start

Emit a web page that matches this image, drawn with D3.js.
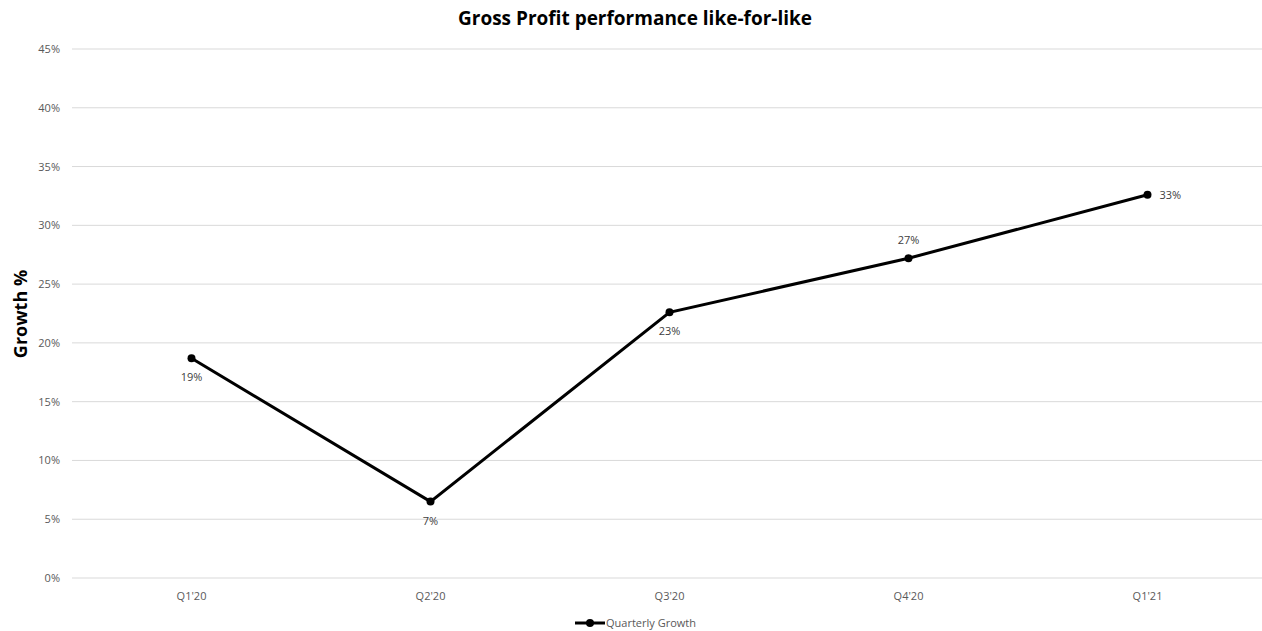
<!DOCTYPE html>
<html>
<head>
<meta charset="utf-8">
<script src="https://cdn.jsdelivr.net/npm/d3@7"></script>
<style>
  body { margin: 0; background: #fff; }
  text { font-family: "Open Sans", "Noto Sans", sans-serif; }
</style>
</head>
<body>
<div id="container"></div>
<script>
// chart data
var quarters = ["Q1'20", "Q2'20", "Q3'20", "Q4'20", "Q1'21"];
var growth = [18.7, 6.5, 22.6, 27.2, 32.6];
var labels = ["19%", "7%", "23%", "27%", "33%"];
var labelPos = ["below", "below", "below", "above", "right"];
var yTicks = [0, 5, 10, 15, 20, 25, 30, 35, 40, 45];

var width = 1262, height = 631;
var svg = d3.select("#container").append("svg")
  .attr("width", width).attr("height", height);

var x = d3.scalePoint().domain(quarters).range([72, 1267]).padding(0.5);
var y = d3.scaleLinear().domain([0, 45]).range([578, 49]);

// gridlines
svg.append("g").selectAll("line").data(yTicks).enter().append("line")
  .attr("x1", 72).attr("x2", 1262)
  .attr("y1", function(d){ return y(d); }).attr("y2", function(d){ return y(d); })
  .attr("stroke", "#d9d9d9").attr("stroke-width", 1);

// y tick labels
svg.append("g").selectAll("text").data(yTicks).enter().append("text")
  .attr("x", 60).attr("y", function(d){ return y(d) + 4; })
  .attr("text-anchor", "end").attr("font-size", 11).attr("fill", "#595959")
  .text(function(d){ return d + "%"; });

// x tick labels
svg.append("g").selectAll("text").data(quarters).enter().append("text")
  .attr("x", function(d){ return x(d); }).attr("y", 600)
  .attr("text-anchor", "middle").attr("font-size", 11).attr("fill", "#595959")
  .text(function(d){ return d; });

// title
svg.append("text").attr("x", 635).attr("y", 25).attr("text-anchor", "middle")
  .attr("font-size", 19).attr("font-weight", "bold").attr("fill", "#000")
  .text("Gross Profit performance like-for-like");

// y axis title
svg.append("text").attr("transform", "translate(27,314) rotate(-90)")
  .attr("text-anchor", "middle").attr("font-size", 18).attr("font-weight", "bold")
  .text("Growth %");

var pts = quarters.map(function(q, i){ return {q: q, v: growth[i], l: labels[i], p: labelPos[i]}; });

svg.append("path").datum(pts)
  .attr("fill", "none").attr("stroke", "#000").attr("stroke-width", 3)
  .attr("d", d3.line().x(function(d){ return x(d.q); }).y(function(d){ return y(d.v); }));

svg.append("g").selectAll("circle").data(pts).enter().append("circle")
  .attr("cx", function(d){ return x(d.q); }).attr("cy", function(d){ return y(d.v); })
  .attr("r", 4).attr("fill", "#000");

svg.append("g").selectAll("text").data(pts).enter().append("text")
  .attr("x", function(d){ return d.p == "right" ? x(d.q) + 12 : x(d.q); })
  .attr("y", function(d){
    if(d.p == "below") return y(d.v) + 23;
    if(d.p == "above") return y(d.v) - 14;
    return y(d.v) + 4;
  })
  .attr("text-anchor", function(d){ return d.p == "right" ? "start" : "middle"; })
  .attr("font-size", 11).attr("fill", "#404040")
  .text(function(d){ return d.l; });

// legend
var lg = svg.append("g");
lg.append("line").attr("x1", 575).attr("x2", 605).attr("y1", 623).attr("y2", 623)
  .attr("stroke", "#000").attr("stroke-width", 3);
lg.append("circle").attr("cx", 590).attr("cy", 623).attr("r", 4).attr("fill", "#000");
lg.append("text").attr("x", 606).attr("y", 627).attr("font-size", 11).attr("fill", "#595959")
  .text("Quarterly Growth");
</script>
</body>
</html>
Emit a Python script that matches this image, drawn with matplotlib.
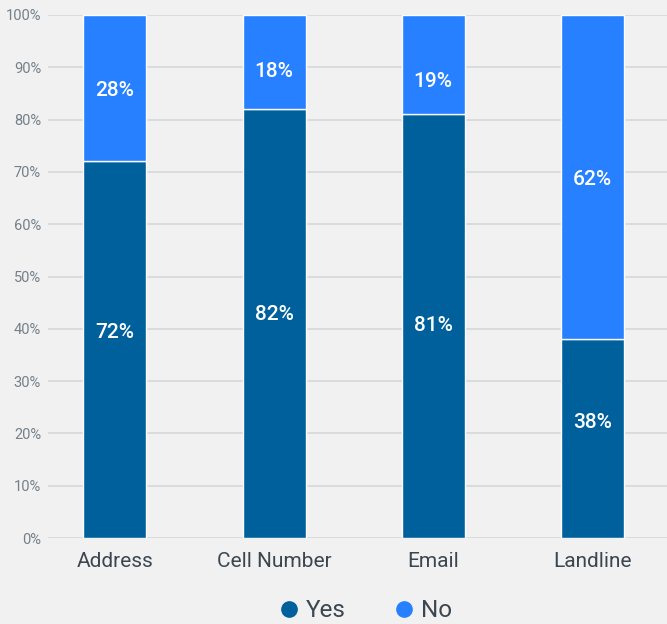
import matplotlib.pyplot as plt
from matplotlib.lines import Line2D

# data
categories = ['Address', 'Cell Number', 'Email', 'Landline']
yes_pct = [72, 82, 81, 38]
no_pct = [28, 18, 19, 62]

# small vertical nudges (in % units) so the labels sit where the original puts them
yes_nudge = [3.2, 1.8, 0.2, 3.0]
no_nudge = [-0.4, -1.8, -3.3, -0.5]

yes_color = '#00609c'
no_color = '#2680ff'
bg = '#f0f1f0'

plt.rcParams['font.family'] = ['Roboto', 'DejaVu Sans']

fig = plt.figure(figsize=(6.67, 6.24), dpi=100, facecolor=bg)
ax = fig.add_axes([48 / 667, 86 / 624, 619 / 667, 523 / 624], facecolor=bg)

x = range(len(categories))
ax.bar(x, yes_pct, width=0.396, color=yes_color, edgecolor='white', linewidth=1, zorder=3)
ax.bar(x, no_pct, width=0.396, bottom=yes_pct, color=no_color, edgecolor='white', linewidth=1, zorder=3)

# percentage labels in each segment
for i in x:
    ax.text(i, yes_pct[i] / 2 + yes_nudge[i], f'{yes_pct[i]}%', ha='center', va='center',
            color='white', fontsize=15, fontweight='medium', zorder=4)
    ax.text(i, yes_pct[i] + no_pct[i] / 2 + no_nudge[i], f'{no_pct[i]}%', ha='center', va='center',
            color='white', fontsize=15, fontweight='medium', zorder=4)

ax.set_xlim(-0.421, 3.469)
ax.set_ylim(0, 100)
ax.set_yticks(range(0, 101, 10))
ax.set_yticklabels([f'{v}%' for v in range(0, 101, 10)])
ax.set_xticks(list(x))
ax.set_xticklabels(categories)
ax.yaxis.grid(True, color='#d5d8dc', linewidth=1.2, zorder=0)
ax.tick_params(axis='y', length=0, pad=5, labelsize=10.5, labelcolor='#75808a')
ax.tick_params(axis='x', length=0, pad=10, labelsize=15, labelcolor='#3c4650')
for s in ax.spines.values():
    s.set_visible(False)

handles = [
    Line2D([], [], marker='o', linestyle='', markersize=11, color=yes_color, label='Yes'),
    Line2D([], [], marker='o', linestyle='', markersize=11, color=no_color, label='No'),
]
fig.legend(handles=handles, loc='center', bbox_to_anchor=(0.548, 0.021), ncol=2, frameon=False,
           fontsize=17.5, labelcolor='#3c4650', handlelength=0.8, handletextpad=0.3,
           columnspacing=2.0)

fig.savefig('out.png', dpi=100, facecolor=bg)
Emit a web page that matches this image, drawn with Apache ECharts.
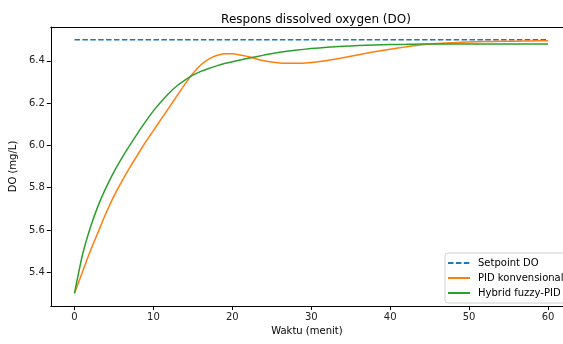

end

→ **WHAT YOU NEED TO DO**
Repeat the lines above exactly, and keep every picture out.

→ **FULL OUTPUT**
Emit a web page that matches this image, drawn with D3.js.
<!DOCTYPE html>
<html>
<head>
<meta charset="utf-8">
<script src="https://cdn.jsdelivr.net/npm/d3@7"></script>
<style>
  body { margin: 0; background: #fff; }
  text { font-family: "Open Sans", "Noto Sans", sans-serif; }
</style>
</head>
<body>
<div id="container"></div>
<script>
// chart data
var quarters = ["Q1'20", "Q2'20", "Q3'20", "Q4'20", "Q1'21"];
var growth = [18.7, 6.5, 22.6, 27.2, 32.6];
var labels = ["19%", "7%", "23%", "27%", "33%"];
var labelPos = ["below", "below", "below", "above", "right"];
var yTicks = [0, 5, 10, 15, 20, 25, 30, 35, 40, 45];

var width = 1262, height = 631;
var svg = d3.select("#container").append("svg")
  .attr("width", width).attr("height", height);

var x = d3.scalePoint().domain(quarters).range([72, 1267]).padding(0.5);
var y = d3.scaleLinear().domain([0, 45]).range([578, 49]);

// gridlines
svg.append("g").selectAll("line").data(yTicks).enter().append("line")
  .attr("x1", 72).attr("x2", 1262)
  .attr("y1", function(d){ return y(d); }).attr("y2", function(d){ return y(d); })
  .attr("stroke", "#d9d9d9").attr("stroke-width", 1);

// y tick labels
svg.append("g").selectAll("text").data(yTicks).enter().append("text")
  .attr("x", 60).attr("y", function(d){ return y(d) + 4; })
  .attr("text-anchor", "end").attr("font-size", 11).attr("fill", "#595959")
  .text(function(d){ return d + "%"; });

// x tick labels
svg.append("g").selectAll("text").data(quarters).enter().append("text")
  .attr("x", function(d){ return x(d); }).attr("y", 600)
  .attr("text-anchor", "middle").attr("font-size", 11).attr("fill", "#595959")
  .text(function(d){ return d; });

// title
svg.append("text").attr("x", 635).attr("y", 25).attr("text-anchor", "middle")
  .attr("font-size", 19).attr("font-weight", "bold").attr("fill", "#000")
  .text("Gross Profit performance like-for-like");

// y axis title
svg.append("text").attr("transform", "translate(27,314) rotate(-90)")
  .attr("text-anchor", "middle").attr("font-size", 18).attr("font-weight", "bold")
  .text("Growth %");

var pts = quarters.map(function(q, i){ return {q: q, v: growth[i], l: labels[i], p: labelPos[i]}; });

svg.append("path").datum(pts)
  .attr("fill", "none").attr("stroke", "#000").attr("stroke-width", 3)
  .attr("d", d3.line().x(function(d){ return x(d.q); }).y(function(d){ return y(d.v); }));

svg.append("g").selectAll("circle").data(pts).enter().append("circle")
  .attr("cx", function(d){ return x(d.q); }).attr("cy", function(d){ return y(d.v); })
  .attr("r", 4).attr("fill", "#000");

svg.append("g").selectAll("text").data(pts).enter().append("text")
  .attr("x", function(d){ return d.p == "right" ? x(d.q) + 12 : x(d.q); })
  .attr("y", function(d){
    if(d.p == "below") return y(d.v) + 23;
    if(d.p == "above") return y(d.v) - 14;
    return y(d.v) + 4;
  })
  .attr("text-anchor", function(d){ return d.p == "right" ? "start" : "middle"; })
  .attr("font-size", 11).attr("fill", "#404040")
  .text(function(d){ return d.l; });

// legend
var lg = svg.append("g");
lg.append("line").attr("x1", 575).attr("x2", 605).attr("y1", 623).attr("y2", 623)
  .attr("stroke", "#000").attr("stroke-width", 3);
lg.append("circle").attr("cx", 590).attr("cy", 623).attr("r", 4).attr("fill", "#000");
lg.append("text").attr("x", 606).attr("y", 627).attr("font-size", 11).attr("fill", "#595959")
  .text("Quarterly Growth");
</script>
</body>
</html>
Emit a Python script that matches this image, drawn with matplotlib.
import matplotlib.pyplot as plt
from matplotlib.lines import Line2D

# data
categories = ['Address', 'Cell Number', 'Email', 'Landline']
yes_pct = [72, 82, 81, 38]
no_pct = [28, 18, 19, 62]

# small vertical nudges (in % units) so the labels sit where the original puts them
yes_nudge = [3.2, 1.8, 0.2, 3.0]
no_nudge = [-0.4, -1.8, -3.3, -0.5]

yes_color = '#00609c'
no_color = '#2680ff'
bg = '#f0f1f0'

plt.rcParams['font.family'] = ['Roboto', 'DejaVu Sans']

fig = plt.figure(figsize=(6.67, 6.24), dpi=100, facecolor=bg)
ax = fig.add_axes([48 / 667, 86 / 624, 619 / 667, 523 / 624], facecolor=bg)

x = range(len(categories))
ax.bar(x, yes_pct, width=0.396, color=yes_color, edgecolor='white', linewidth=1, zorder=3)
ax.bar(x, no_pct, width=0.396, bottom=yes_pct, color=no_color, edgecolor='white', linewidth=1, zorder=3)

# percentage labels in each segment
for i in x:
    ax.text(i, yes_pct[i] / 2 + yes_nudge[i], f'{yes_pct[i]}%', ha='center', va='center',
            color='white', fontsize=15, fontweight='medium', zorder=4)
    ax.text(i, yes_pct[i] + no_pct[i] / 2 + no_nudge[i], f'{no_pct[i]}%', ha='center', va='center',
            color='white', fontsize=15, fontweight='medium', zorder=4)

ax.set_xlim(-0.421, 3.469)
ax.set_ylim(0, 100)
ax.set_yticks(range(0, 101, 10))
ax.set_yticklabels([f'{v}%' for v in range(0, 101, 10)])
ax.set_xticks(list(x))
ax.set_xticklabels(categories)
ax.yaxis.grid(True, color='#d5d8dc', linewidth=1.2, zorder=0)
ax.tick_params(axis='y', length=0, pad=5, labelsize=10.5, labelcolor='#75808a')
ax.tick_params(axis='x', length=0, pad=10, labelsize=15, labelcolor='#3c4650')
for s in ax.spines.values():
    s.set_visible(False)

handles = [
    Line2D([], [], marker='o', linestyle='', markersize=11, color=yes_color, label='Yes'),
    Line2D([], [], marker='o', linestyle='', markersize=11, color=no_color, label='No'),
]
fig.legend(handles=handles, loc='center', bbox_to_anchor=(0.548, 0.021), ncol=2, frameon=False,
           fontsize=17.5, labelcolor='#3c4650', handlelength=0.8, handletextpad=0.3,
           columnspacing=2.0)

fig.savefig('out.png', dpi=100, facecolor=bg)
Emit a web page that matches this image, drawn with Apache ECharts.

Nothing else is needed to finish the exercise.